The Atlı Köşk
Sabancı University Sakıp Sabancı Museum is situated in Emirgan, one of the oldest settlements along the Bosphorus shoreline in Istanbul. The mansion known as the Atlı Köşk, which houses the museum’s main building, was commissioned in 1925 by Prince Mehmed Ali Hasan of Egypt’s Khedival family, who entrusted its design to the Italian architect Edoardo De Nari. Completed in 1927, it served for many years as a residence for different members of the Khedival family.
Following Mehmed Ali Hasan’s death in 1945, the mansion passed to his sons, Prince Mehmed İzzeddin Hasan and Prince İsmail İzzeddin Hasan. In 1951, the businessman Hacı Ömer Sabancı purchased the property together with its valuable furnishings and household contents. As he reorganised the garden while spending the summer months here with his large family, a bronze horse sculpture commissioned from Italy was installed at the entrance in 1955. A year later, in 1956, another horse sculpture—acquired at an auction held at the Mahmud Muhtar Paşa Mansion in Moda—was placed in front of the house. Over time, these two horses, each with its own rich provenance, became inseparable from the mansion’s identity.
Upon entering, visitors encounter an unusual continuity: traces of a family’s everyday life alongside an art collection shaped with care over decades, together forming a coherent whole. On the ground floor, the “Family Rooms,” preserved in their original character, reflect the nineteenth-century Ottoman elite’s westward-leaning aesthetic preferences. Gilt mirrors, silk-upholstered seating, vases bearing Napoleonic emblems, French Gobelins sets, Persian carpets, and finely chosen paintings offer tangible clues to how interior decoration was transformed within Istanbul’s broader cultural modernisation. The reception rooms known, by virtue of their colour, as the “Pink Room” and the “Blue Room,” together with the opulent Dining Room, once hosted not only the Sabancı family but also diplomats and cultural representatives visiting Turkey.
Among the most striking contemporary works on this floor is Ai Weiwei’s porcelain installation Pillar (2006–2007), a monumental work produced in Jingdezhen, China’s historic porcelain centre. Bringing traditional craft into dialogue with contemporary interpretation, the artist probes questions of scale, serial production, and formal complexity. Acquired for the collection following the 2017–2018 exhibition Ai Weiwei on Porcelain, Pillar invites visitors to reconsider porcelain’s historical and symbolic force through a distinctly contemporary register.

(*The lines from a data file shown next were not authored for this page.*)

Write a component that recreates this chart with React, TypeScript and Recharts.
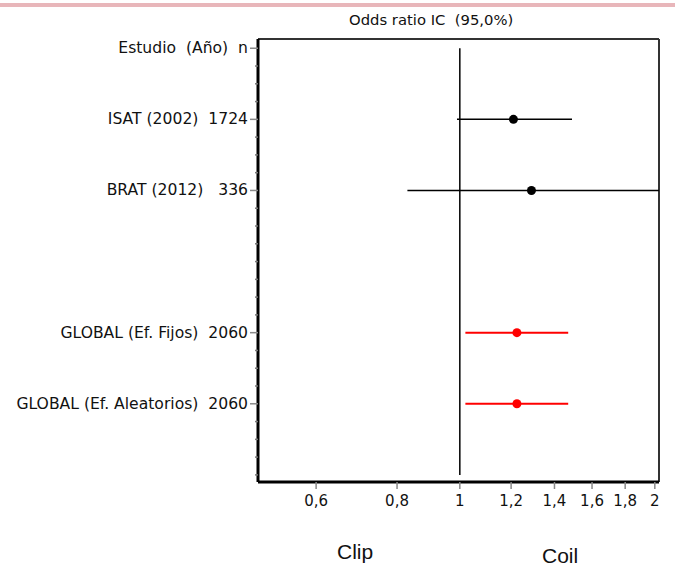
import React from 'react';
import { ComposedChart, Scatter, XAxis, YAxis, ErrorBar, ReferenceLine } from 'recharts';

// rows top to bottom (row 3 is an empty spacer)
const rowLabels = ['Estudio  (Año)  n', 'ISAT (2002)  1724', 'BRAT (2012)   336', '', 'GLOBAL (Ef. Fijos)  2060', 'GLOBAL (Ef. Aleatorios)  2060'];

const studyRows = [1, 2];
const studyOR = [1.21, 1.29];
const studyLow = [0.99, 0.83];
const studyHigh = [1.49, 2.03];

const globalRows = [4, 5];
const globalOR = [1.225, 1.225];
const globalLow = [1.02, 1.02];
const globalHigh = [1.47, 1.47];

const xTicks = [0.6, 0.8, 1, 1.2, 1.4, 1.6, 1.8, 2];
const yTicks = Array.from({ length: 25 }, (_, i) => i * 0.25);
const xDomain = [0.488, 2.03];
const yDomain = [-0.13, 6.1];

const build = (rows: number[], or: number[], lo: number[], hi: number[]) =>
  rows.map((row, i) => ({ row, or: or[i], err: [or[i] - lo[i], hi[i] - or[i]] }));

const studies = build(studyRows, studyOR, studyLow, studyHigh);
const globals = build(globalRows, globalOR, globalLow, globalHigh);

const FONT = '"DejaVu Sans", Verdana, sans-serif';

const RowTick = (props: any) => {
  const { x, y, payload } = props;
  const v = payload.value;
  const isRow = Number.isInteger(v) && v < rowLabels.length && rowLabels[v] !== '';
  if (!isRow) {
    return <line x1={x - 3} x2={x} y1={y} y2={y} stroke="#777" strokeWidth={1.5} />;
  }
  return (
    <g>
      <line x1={x - 8} x2={x} y1={y} y2={y} stroke="#888" strokeWidth={1.5} />
      <text x={x - 10} y={y} dy={5} textAnchor="end" fontSize={15.6} fontFamily={FONT} fill="#111" style={{ whiteSpace: 'pre' }}>
        {rowLabels[v]}
      </text>
    </g>
  );
};

const dot = (color: string) => (p: any) => <circle cx={p.cx} cy={p.cy} r={4.5} fill={color} />;

export default function App() {
  return (
    <div style={{ position: 'absolute', left: 0, top: 0, width: 675, height: 572, background: '#fff' }}>
      <div style={{ position: 'absolute', left: 0, top: 3, width: 675, height: 4, background: '#e8b6ba' }} />
      <div style={{ position: 'absolute', left: 349, top: 11, fontSize: 14.8, fontFamily: FONT, color: '#111', whiteSpace: 'pre' }}>Odds ratio IC  (95,0%)</div>
      <ComposedChart width={675} height={572} margin={{ top: 39, right: 16, bottom: 60, left: 0 }}>
        <XAxis
          type="number"
          dataKey="or"
          scale="log"
          domain={xDomain}
          allowDataOverflow
          ticks={xTicks}
          tickFormatter={(v: number) => String(v).replace('.', ',')}
          height={30}
          tickSize={7}
          tickMargin={6}
          tick={{ fontSize: 15, fill: '#111', fontFamily: FONT }}
          tickLine={{ stroke: '#888', strokeWidth: 1.5 }}
          axisLine={{ stroke: '#000', strokeWidth: 3 }}
        />
        <YAxis
          type="number"
          dataKey="row"
          domain={yDomain}
          reversed
          allowDataOverflow
          ticks={yTicks}
          interval={0}
          width={258}
          tickSize={0}
          tickMargin={0}
          tick={<RowTick />}
          tickLine={false}
          axisLine={{ stroke: '#000', strokeWidth: 3 }}
        />
        {/* top and right frame */}
        <ReferenceLine y={yDomain[0]} stroke="#333" strokeWidth={2} />
        <ReferenceLine x={xDomain[1]} stroke="#333" strokeWidth={2} />
        <ReferenceLine segment={[{ x: 1, y: 0 }, { x: 1, y: 6 }]} stroke="#000" strokeWidth={1.5} />
        <Scatter data={studies} shape={dot('#000')} isAnimationActive={false}>
          <ErrorBar dataKey="err" direction="x" width={0} stroke="#000" strokeWidth={1.5} />
        </Scatter>
        <Scatter data={globals} shape={dot('#ff0000')} isAnimationActive={false}>
          <ErrorBar dataKey="err" direction="x" width={0} stroke="#ff0000" strokeWidth={2} />
        </Scatter>
      </ComposedChart>
      <div style={{ position: 'absolute', left: 337, top: 540, fontSize: 21, fontFamily: 'Arial, "Liberation Sans", sans-serif', color: '#111' }}>Clip</div>
      <div style={{ position: 'absolute', left: 542, top: 544, fontSize: 21, fontFamily: 'Arial, "Liberation Sans", sans-serif', color: '#111' }}>Coil</div>
    </div>
  );
}
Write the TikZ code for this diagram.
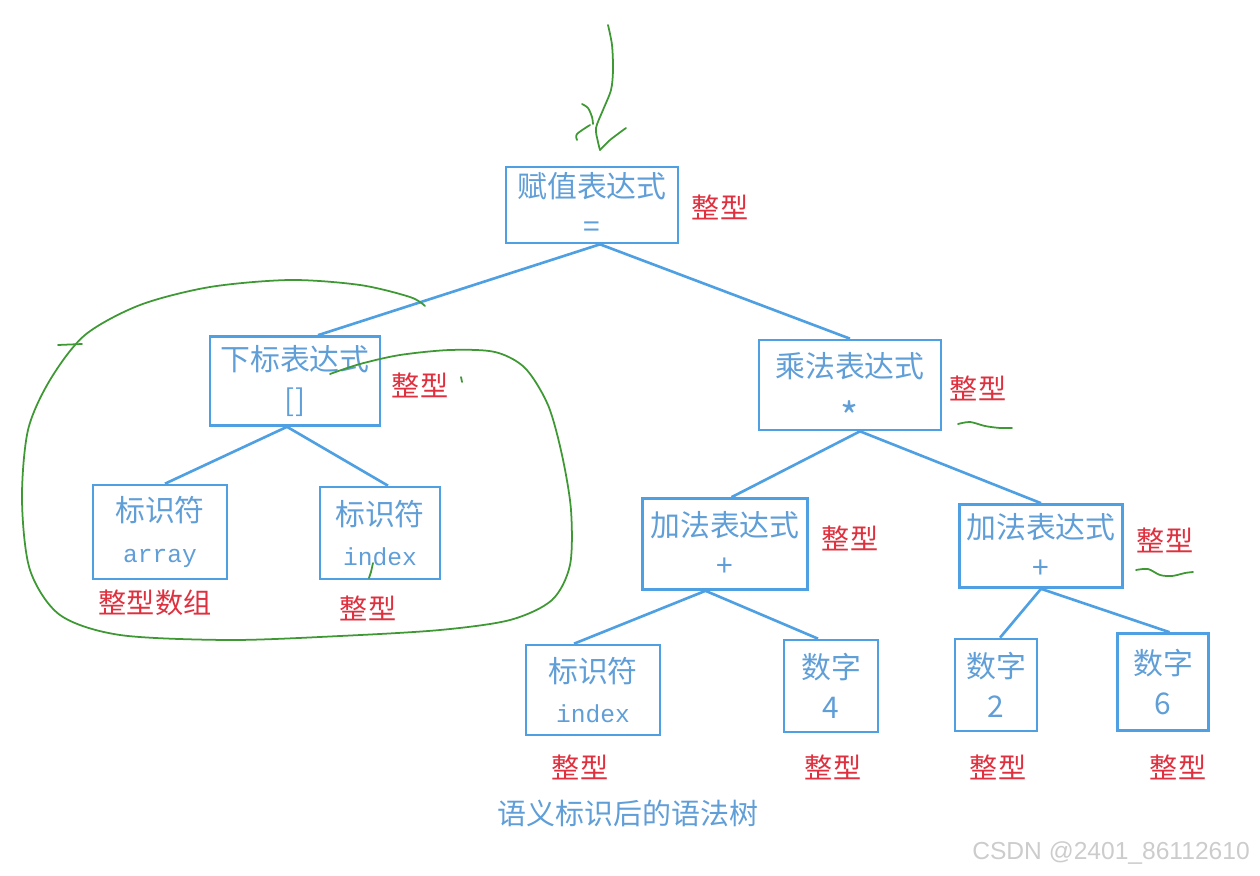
\documentclass[tikz,border=0pt]{standalone}
\usepackage{fontspec}
\setmainfont{Noto Sans CJK SC}
\setmonofont{Liberation Mono}
\newfontfamily\wmfont{Liberation Sans}
\usetikzlibrary{positioning}
\definecolor{boxblue}{RGB}{78,160,226}
\definecolor{textblue}{RGB}{96,158,215}
\definecolor{tagred}{RGB}{222,48,62}
\definecolor{pengreen}{RGB}{62,152,52}
\tikzset{
  box/.style={draw=boxblue, line width=1.5pt, inner sep=0pt, align=center, text=textblue, font=\fontsize{17}{23}\selectfont},
  tag/.style={text=tagred, font=\fontsize{16}{18}\selectfont},
  edge/.style={draw=boxblue, line width=1.5pt},
  pen/.style={draw=pengreen, line width=1pt, line cap=round, line join=round}
}
\begin{document}
\begin{tikzpicture}[x=0.02cm, y=-0.02cm]
\useasboundingbox (0,0) rectangle (1260,875);

\node[box, minimum width=3.44cm, minimum height=1.52cm] (root) at (592,205) {赋值表达式\\=};
\node[box, minimum width=3.4cm, minimum height=1.78cm] (sub) at (295,381) {下标表达式\\{[]}};
\node[box, minimum width=3.64cm, minimum height=1.8cm] (mul) at (850,385) {乘法表达式\\{\fontsize{22}{23}\selectfont\smash{\raisebox{-0.35em}{*}}}};
\node[box, minimum width=2.68cm, minimum height=1.88cm] (arr) at (160,532) {标识符\\\texttt{\fontsize{14}{23}\selectfont array}};
\node[box, minimum width=2.4cm, minimum height=1.84cm] (idxa) at (380,533) {标识符\\\texttt{\fontsize{14}{23}\selectfont index}};
\node[box, minimum width=3.3cm, minimum height=1.82cm] (addl) at (725,544) {加法表达式\\+};
\node[box, minimum width=3.26cm, minimum height=1.66cm] (addr) at (1041,546) {加法表达式\\+};
\node[box, minimum width=2.68cm, minimum height=1.8cm] (idxb) at (593,690) {标识符\\\texttt{\fontsize{14}{23}\selectfont index}};
\node[box, minimum width=1.88cm, minimum height=1.84cm] (four) at (831,686) {数字\\4};
\node[box, minimum width=1.64cm, minimum height=1.84cm] (two) at (996,685) {数字\\2};
\node[box, minimum width=1.82cm, minimum height=1.94cm] (six) at (1163,682) {数字\\6};

\draw[edge] ([xshift=0.16cm]root.south) -- ([xshift=0.46cm]sub.north);
\draw[edge] ([xshift=0.16cm]root.south) -- (mul.north);
\draw[edge] ([xshift=-0.16cm]sub.south) -- ([xshift=0.1cm]arr.north);
\draw[edge] ([xshift=-0.16cm]sub.south) -- ([xshift=0.16cm]idxa.north);
\draw[edge] ([xshift=0.2cm]mul.south) -- ([xshift=0.13cm]addl.north);
\draw[edge] ([xshift=0.2cm]mul.south) -- (addr.north);
\draw[edge] ([xshift=-0.39cm]addl.south) -- ([xshift=-0.38cm]idxb.north);
\draw[edge] ([xshift=-0.39cm]addl.south) -- ([xshift=-0.26cm]four.north);
\draw[edge] (addr.south) -- ([xshift=0.08cm]two.north);
\draw[edge] (addr.south) -- ([xshift=0.13cm]six.north);

\node[tag] (troot) at (720,207) {整型};
\node[tag] (tsub) at (420,385) {整型};
\node[tag] (tmul) at (978,388) {整型};
\node[tag] (tarr) at (155,603) {整型数组};
\node[tag] (tidxa) at (368,608) {整型};
\node[tag] (taddl) at (850,538) {整型};
\node[tag] (taddr) at (1165,540) {整型};
\node[tag] (tidxb) at (580,767) {整型};
\node[tag] (tfour) at (833,767) {整型};
\node[tag] (ttwo) at (998,767) {整型};
\node[tag] (tsix) at (1178,767) {整型};

\node[text=textblue, font=\fontsize{16.5}{18}\selectfont] (caption) at (628,813) {语义标识后的语法树};
\node[anchor=east, text=gray!40, font=\wmfont\fontsize{14}{16}\selectfont] (wmark) at (1256,853) {CSDN @2401\_86112610};

% green pen marks
\draw[pen] plot[smooth] coordinates {(608,25) (612,45) (613,70) (611,90) (603,110) (596,128) (598,142) (600,150)};
\draw[pen] plot[smooth] coordinates {(600,150) (610,140) (626,128)};
\draw[pen] plot[smooth] coordinates {(582,104) (588,108) (592,117) (593,124)};
\draw[pen] plot[smooth] coordinates {(577,140) (577,134) (590,125)};
\draw[pen] plot[smooth] coordinates {(330,374) (360,364) (400,355) (450,350) (495,352) (525,368) (548,405) (562,455) (571,510) (570,565) (552,600) (510,620) (440,630) (340,636) (230,640) (120,635) (60,615) (30,570) (22,500) (28,430) (50,380) (85,335) (140,305) (210,287) (290,280) (360,285) (410,297) (425,306)};
\draw[pen] (58,345) -- (82,344);
\draw[pen] (373,563) -- (371,572) -- (369,578);
\draw[pen] (461,377) -- (462,382);
\draw[pen] plot[smooth] coordinates {(958,424) (970,422) (985,426) (1000,428) (1012,428)};
\draw[pen] plot[smooth] coordinates {(1136,570) (1148,569) (1160,575) (1172,576) (1185,573) (1193,572)};
\end{tikzpicture}
\end{document}
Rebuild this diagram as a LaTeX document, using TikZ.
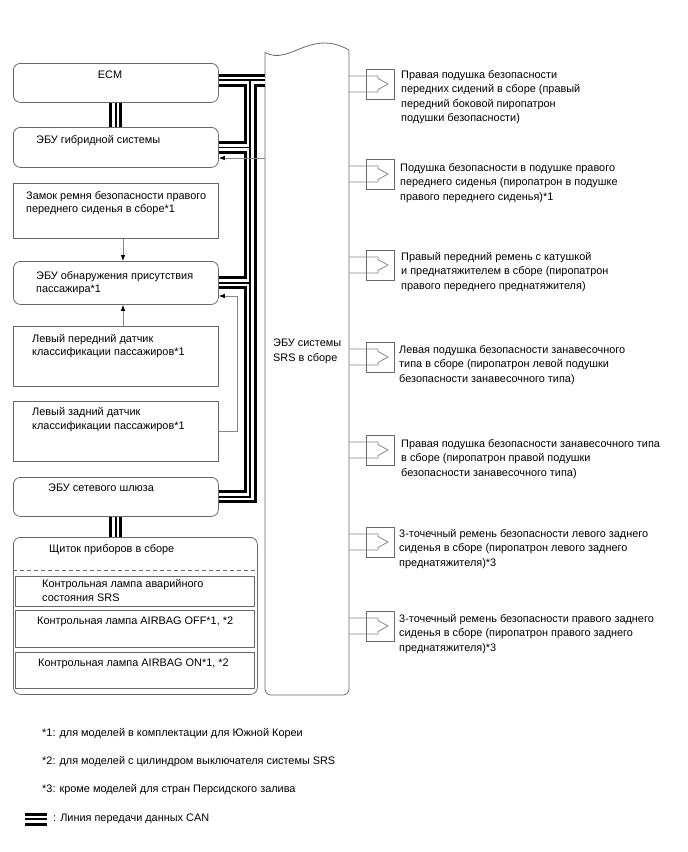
\documentclass[tikz,border=0pt]{standalone}
\usepackage{fontspec}
\setmainfont{Liberation Sans}
\usetikzlibrary{arrows.meta}
\definecolor{lc}{RGB}{105,105,105}
\definecolor{wc}{RGB}{135,135,135}
\begin{document}
\begin{tikzpicture}[x=1pt,y=-1pt,
  font=\fontsize{10.9}{14.5}\selectfont,
  rbox/.style={draw=lc, line width=0.8pt, rounded corners=7pt, inner sep=0pt, anchor=north west},
  sbox/.style={draw=lc, line width=0.8pt, inner sep=0pt, anchor=north west},
  txt/.style={anchor=base west, align=left, inner sep=0pt},
  txtL/.style={txt, font=\fontsize{10.9}{13.5}\selectfont},
  wire/.style={draw=wc, line width=0.8pt},
  arr/.style={wire, -{Latex[length=6pt,width=4.5pt,color=black]}},
  canO/.style={line width=13pt, black},
  canW/.style={line width=7pt, white},
  canC/.style={line width=1.8pt, black}]
\useasboundingbox (0,0) rectangle (688,852);

% left boxes
\node[rbox, minimum width=205pt, minimum height=39pt] (ecm) at (13,63) {};
\node[rbox, minimum width=205pt, minimum height=40pt] (hyb) at (13,127) {};
\node[sbox, minimum width=205pt, minimum height=55pt] (buckle) at (13,183) {};
\node[rbox, minimum width=205pt, minimum height=43pt] (occ) at (13,261) {};
\node[sbox, minimum width=205pt, minimum height=60pt] (fs) at (13,326) {};
\node[sbox, minimum width=205pt, minimum height=60pt] (rs) at (13,401) {};
\node[rbox, minimum width=205pt, minimum height=39pt] (gw) at (13,477) {};
\node[rbox, minimum width=244pt, minimum height=157pt] (ic) at (13,537) {};
\draw[lc, line width=0.8pt, dashed, dash pattern=on 4pt off 3pt] (ic.west |- 0,570) -- (ic.east |- 0,570);
\node[sbox, minimum width=239pt, minimum height=30pt] (l1) at (15,576) {};
\node[sbox, minimum width=239pt, minimum height=37pt] (l2) at (15,610) {};
\node[sbox, minimum width=239pt, minimum height=36pt] (l3) at (15,652) {};

% SRS body
\node[anchor=north west, minimum width=84pt, minimum height=643pt, inner sep=0pt] (srs) at (265,52) {};
\draw[lc, line width=0.8pt] (265,52.5) .. controls (290,66) and (310,28) .. (349,50)
  -- (349,689) arc[start angle=0, end angle=90, radius=6] -- (271,695)
  arc[start angle=90, end angle=180, radius=6] -- cycle;

% texts (base = baseline of the last line)
\node[anchor=base, inner sep=0pt] at (110,78) {ECM};
\node[txt] at (36,143) {ЭБУ гибридной системы};
\node[txtL] at (26,212.5) {Замок ремня безопасности правого\\переднего сиденья в сборе*1};
\node[txtL] at (36,292.5) {ЭБУ обнаружения присутствия\\пассажира*1};
\node[txtL] at (32,355.5) {Левый передний датчик\\классификации пассажиров*1};
\node[txtL] at (32,429) {Левый задний датчик\\классификации пассажиров*1};
\node[txt] at (48,491) {ЭБУ сетевого шлюза};
\node[txt] at (49,552) {Щиток приборов в сборе};
\node[txtL] at (42,601) {Контрольная лампа аварийного\\состояния SRS};
\node[txt] at (37,624) {Контрольная лампа AIRBAG OFF*1, *2};
\node[txt] at (38,666) {Контрольная лампа AIRBAG ON*1, *2};
\node[txt] at (273,361) {ЭБУ системы\\SRS в сборе};

\node[txt] at (401,121.5) {Правая подушка безопасности\\передних сидений в сборе (правый\\передний боковой пиропатрон\\подушки безопасности)};
\node[txt] at (400,200) {Подушка безопасности в подушке правого\\переднего сиденья (пиропатрон в подушке\\правого переднего сиденья)*1};
\node[txt] at (401,289) {Правый передний ремень с катушкой\\и преднатяжителем в сборе (пиропатрон\\правого переднего преднатяжителя)};
\node[txt] at (399,382) {Левая подушка безопасности занавесочного\\типа в сборе (пиропатрон левой подушки\\безопасности занавесочного типа)};
\node[txt] at (401,476) {Правая подушка безопасности занавесочного типа\\в сборе (пиропатрон правой подушки\\безопасности занавесочного типа)};
\node[txt] at (399,566) {3-точечный ремень безопасности левого заднего\\сиденья в сборе (пиропатрон левого заднего\\преднатяжителя)*3};
\node[txt] at (399,651) {3-точечный ремень безопасности правого заднего\\сиденья в сборе (пиропатрон правого заднего\\преднатяжителя)*3};

\node[txt] at (42,736) {*1: для моделей в комплектации для Южной Кореи};
\node[txt] at (42,764) {*2: для моделей с цилиндром выключателя системы SRS};
\node[txt] at (42,792) {*3: кроме моделей для стран Персидского залива};
\node[txt] (legt) at (53,821) {: Линия передачи данных CAN};

% CAN bus
\coordinate (t1) at (250,80);
\coordinate (lg1) at (25,819);
\coordinate (lg2) at (47,819);
\foreach \s in {canO,canW,canC}{
  \draw[\s] (ecm.east |- t1) -- (srs.west |- t1);
  \draw[\s] (t1) |- (gw.east);
  \draw[\s] (hyb.east) -- (t1 |- hyb.east);
  \draw[\s] (occ.east) -- (t1 |- occ.east);
  \draw[\s] (ecm.south) -- (hyb.north);
  \draw[\s] (gw.south) -- (ic.north -| gw.south);
  \draw[\s] (lg1) -- (lg2);
}

% wires
\draw[arr] (buckle.south -| 123,0) -- (occ.north -| 123,0);
\draw[arr] (fs.north -| 123,0) -- (occ.south -| 123,0);
\coordinate (rj) at (237,296);
\draw[arr] (rs.east) -| (rj) -- (occ.east |- rj);
\draw[arr] (srs.west |- 0,158) -- (hyb.east |- 0,158);

% connectors
\foreach \i/\c in {1/84,2/174,3/265,4/357,5/450,6/542,7/626}{
  \node[sbox, anchor=center, minimum width=28pt, minimum height=30pt] (c\i) at (380,\c) {};
  \draw[wire] (srs.east |- 0,{\c-8}) -- (378,{\c-8}) -- (378,{\c-5.5}) -- (388,\c)
     -- (378,{\c+5.5}) -- (378,{\c+8}) -- (srs.east |- 0,{\c+8});
}
\end{tikzpicture}
\end{document}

The upper floor houses the Arts of the Book and Calligraphy Collection, comprising outstanding examples of Turkish and Islamic art. Spanning from the late fourteenth century to the twentieth, the collection includes manuscript Qur’ans, prayer books, single-sheet works by illuminators and calligraphers, diplomatically issued documents bearing the tughra, and elegant writing implements fashioned from precious materials such as silver, coral, and ivory. Key figures who shaped the development of Ottoman calligraphy are represented throughout: Şeyh Hamdullah (d. 1520), Derviş Ali (d. 1673), Hafız Osman (d. 1698), Şekerzade Mehmed (d. 1753), Mahmud Celaleddin (d. 1829), Sami Efendi (d. 1912), and Necmeddin Okyay (d. 1976).
Forging a bridge between this collection and contemporary art is Kutluğ Ataman’s video installation Mesopotamian Dramaturgies: Water, no. 5. Reconstructing symmetrical calligraphic compositions through a digital lens, the work proposes a new visual language poised between tradition and contemporaneity. QR codes on the labels also enable visitors to examine the manuscripts in full through a digital interface.
In the garden, Anish Kapoor’s granite sculpture Double invites a renewed attention to spatial perception by foregrounding the permeability between light and void. Added to the collection following the artist’s solo exhibition Anish Kapoor in Istanbul (2013–2014), this reflective work introduces a contemporary stratum within the mansion’s historic fabric.